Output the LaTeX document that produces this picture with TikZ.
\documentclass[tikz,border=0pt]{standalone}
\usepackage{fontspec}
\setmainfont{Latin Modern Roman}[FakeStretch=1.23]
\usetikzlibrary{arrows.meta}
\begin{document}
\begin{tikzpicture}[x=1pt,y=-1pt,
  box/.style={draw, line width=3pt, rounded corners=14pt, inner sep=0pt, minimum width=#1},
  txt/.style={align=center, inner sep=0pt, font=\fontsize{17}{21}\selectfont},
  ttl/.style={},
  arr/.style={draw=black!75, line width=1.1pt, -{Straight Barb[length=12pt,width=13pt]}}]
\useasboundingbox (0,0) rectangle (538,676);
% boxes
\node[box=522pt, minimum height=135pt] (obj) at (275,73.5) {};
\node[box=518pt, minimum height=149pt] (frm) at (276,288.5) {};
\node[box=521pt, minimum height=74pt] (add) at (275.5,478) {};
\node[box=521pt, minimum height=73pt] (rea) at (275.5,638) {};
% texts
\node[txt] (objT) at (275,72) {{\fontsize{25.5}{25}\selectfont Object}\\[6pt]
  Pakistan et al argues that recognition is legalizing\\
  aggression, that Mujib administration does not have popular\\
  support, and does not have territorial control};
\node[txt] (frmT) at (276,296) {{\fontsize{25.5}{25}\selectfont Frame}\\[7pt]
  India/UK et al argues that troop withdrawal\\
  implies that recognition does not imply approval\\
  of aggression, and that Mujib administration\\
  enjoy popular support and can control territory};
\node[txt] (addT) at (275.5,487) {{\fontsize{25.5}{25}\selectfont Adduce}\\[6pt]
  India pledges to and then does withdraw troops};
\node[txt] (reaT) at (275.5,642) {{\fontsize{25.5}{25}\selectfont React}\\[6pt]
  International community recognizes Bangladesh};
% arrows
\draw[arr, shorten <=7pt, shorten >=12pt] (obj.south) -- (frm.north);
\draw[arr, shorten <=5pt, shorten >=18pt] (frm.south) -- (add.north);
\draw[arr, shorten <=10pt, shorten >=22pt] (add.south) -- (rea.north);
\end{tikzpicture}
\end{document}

EXERCISE TASK:
Quote the entire listing above exactly.

EXPECTED ANSWER:
Output the LaTeX document that produces this picture with TikZ.
\documentclass[tikz,border=0pt]{standalone}
\usepackage{fontspec}
\setmainfont{Latin Modern Roman}[FakeStretch=1.23]
\usetikzlibrary{arrows.meta}
\begin{document}
\begin{tikzpicture}[x=1pt,y=-1pt,
  box/.style={draw, line width=3pt, rounded corners=14pt, inner sep=0pt, minimum width=#1},
  txt/.style={align=center, inner sep=0pt, font=\fontsize{17}{21}\selectfont},
  ttl/.style={},
  arr/.style={draw=black!75, line width=1.1pt, -{Straight Barb[length=12pt,width=13pt]}}]
\useasboundingbox (0,0) rectangle (538,676);
% boxes
\node[box=522pt, minimum height=135pt] (obj) at (275,73.5) {};
\node[box=518pt, minimum height=149pt] (frm) at (276,288.5) {};
\node[box=521pt, minimum height=74pt] (add) at (275.5,478) {};
\node[box=521pt, minimum height=73pt] (rea) at (275.5,638) {};
% texts
\node[txt] (objT) at (275,72) {{\fontsize{25.5}{25}\selectfont Object}\\[6pt]
  Pakistan et al argues that recognition is legalizing\\
  aggression, that Mujib administration does not have popular\\
  support, and does not have territorial control};
\node[txt] (frmT) at (276,296) {{\fontsize{25.5}{25}\selectfont Frame}\\[7pt]
  India/UK et al argues that troop withdrawal\\
  implies that recognition does not imply approval\\
  of aggression, and that Mujib administration\\
  enjoy popular support and can control territory};
\node[txt] (addT) at (275.5,487) {{\fontsize{25.5}{25}\selectfont Adduce}\\[6pt]
  India pledges to and then does withdraw troops};
\node[txt] (reaT) at (275.5,642) {{\fontsize{25.5}{25}\selectfont React}\\[6pt]
  International community recognizes Bangladesh};
% arrows
\draw[arr, shorten <=7pt, shorten >=12pt] (obj.south) -- (frm.north);
\draw[arr, shorten <=5pt, shorten >=18pt] (frm.south) -- (add.north);
\draw[arr, shorten <=10pt, shorten >=22pt] (add.south) -- (rea.north);
\end{tikzpicture}
\end{document}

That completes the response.